The law takes effect July 1.
Teaching the Tulsa race massacre and the Greenwood District remains part of the state’s academic standards in state and U.S. history. Critics of the law worry about the “chilling effect” it could have on educators who are trying to teach complicated historical topics involving race or gender.
“It’s for sure twisting the knife in the wound, so to speak,” Eaton said about the timing of the law.
State Rep. Monroe Nichols, who represents the Greenwood District, said the law “puts an enormous pressure on educators to get it right, but it’s unclear what getting it right really means.”
“I think the law was written in such a way that there’s so much ambiguity,” said Nichols, who is Black. Nichols resigned from the 1921 Tulsa Race Massacre Commission this month because of the new law.
Speaking about his 13-year-old son, who has learned about the massacre in school, he said, “I think it’s super important to understand these things not just to be educated about it but to understand what it means, as far as what we have to do moving forward.”

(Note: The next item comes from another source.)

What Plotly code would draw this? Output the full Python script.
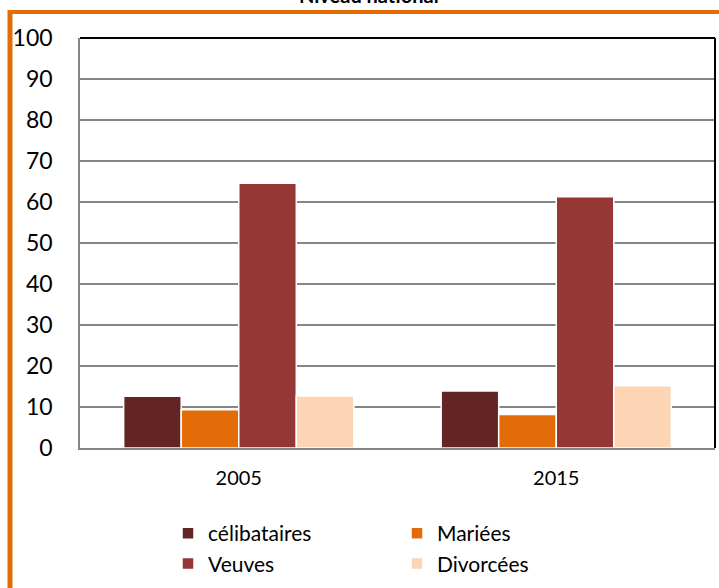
import plotly.graph_objects as go

years = ["2005", "2015"]
series_names = ["célibataires", "Mariées", "Veuves", "Divorcées"]
celibataires = [12.6, 13.9]
mariees = [9.3, 8.2]
veuves = [64.6, 61.3]
divorcees = [12.7, 15.2]
colors = ["#632523", "#E36C09", "#953735", "#FCD5B5"]
title_text = "Niveau national"
y_ticks = [0, 10, 20, 30, 40, 50, 60, 70, 80, 90, 100]

FONT = "Lato, Carlito, Calibri, sans-serif"

fig = go.Figure()
for name, vals, col in zip(series_names, [celibataires, mariees, veuves, divorcees], colors):
    fig.add_trace(go.Bar(
        x=years, y=vals, name=name,
        marker=dict(color=col, line=dict(color="white", width=1.5)),
    ))

W, H = 719, 588
ml, mr, mt, mb = 80, 4, 38, 140
pw = W - ml - mr
ph = H - mt - mb

def px_x(p):
    return (p - ml) / pw

def px_y(p):
    return (H - mb - p) / ph

fig.update_layout(
    width=W, height=H,
    margin=dict(l=ml, r=mr, t=mt, b=mb, autoexpand=False),
    paper_bgcolor="white", plot_bgcolor="white",
    barmode="group", bargap=0.275, bargroupgap=0.0,
    font=dict(family=FONT, color="black"),
    showlegend=True,
    legend=dict(
        orientation="h", x=px_x(168), xanchor="left", y=px_y(513), yanchor="top",
        font=dict(size=21, family=FONT, color="black"),
        entrywidth=184, entrywidthmode="pixels", tracegroupgap=0,
        traceorder="normal", bgcolor="rgba(0,0,0,0)",
    ),
    xaxis=dict(
        showline=True, linecolor="#868686", linewidth=2,
        showgrid=False, ticks="", ticklabelstandoff=11,
        tickfont=dict(size=20, family=FONT, color="black"),
    ),
    yaxis=dict(
        range=[0, 100], tickvals=y_ticks, showline=True, linecolor="#868686", linewidth=1.5,
        showgrid=True, gridcolor="#868686", gridwidth=2,
        zeroline=False, ticks="", ticklabelstandoff=21,
        tickfont=dict(size=23, family=FONT, color="black"),
    ),
    shapes=[
        dict(type="line", xref="paper", yref="paper", x0=0, x1=1, y0=1, y1=1,
             line=dict(color="black", width=2)),
        dict(type="line", xref="paper", yref="paper", x0=1, x1=1, y0=0, y1=1,
             line=dict(color="black", width=2)),
        dict(type="line", xref="paper", yref="paper", x0=px_x(10), x1=px_x(10), y0=px_y(10), y1=px_y(600),
             line=dict(color="#E36C09", width=5)),
        dict(type="line", xref="paper", yref="paper", x0=px_x(8), x1=px_x(730), y0=px_y(12), y1=px_y(12),
             line=dict(color="#E36C09", width=4)),
    ],
    annotations=[
        dict(text="<b>" + title_text + "</b>", xref="paper", yref="paper",
             x=px_x(369), xanchor="center", y=px_y(9), yanchor="bottom",
             showarrow=False, font=dict(size=20, family=FONT, color="black")),
    ],
)

fig.write_html("out.html", config={"displayModeBar": False},
               post_script="document.body.style.margin='0';document.body.style.overflow='hidden';")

Naomi Andrews, a mother of four children in sixth through ninth grades, said: “They’re creating a world that’s not based in reality. They’re hiding information from students and the teachers who would teach it.”
Susan Foust, a recently retired librarian who helped teachers develop the fifth grade curriculum for teaching the race massacre at Emerson Elementary School in Tulsa, agreed.
“It needs to be told. And the teachers have to be the ones that teach it,” she said. “To tell us that we can’t talk about racism and we have to make it so that nobody feels guilty — I mean, there has to be some understanding of how human nature is and how communities have to support each other.”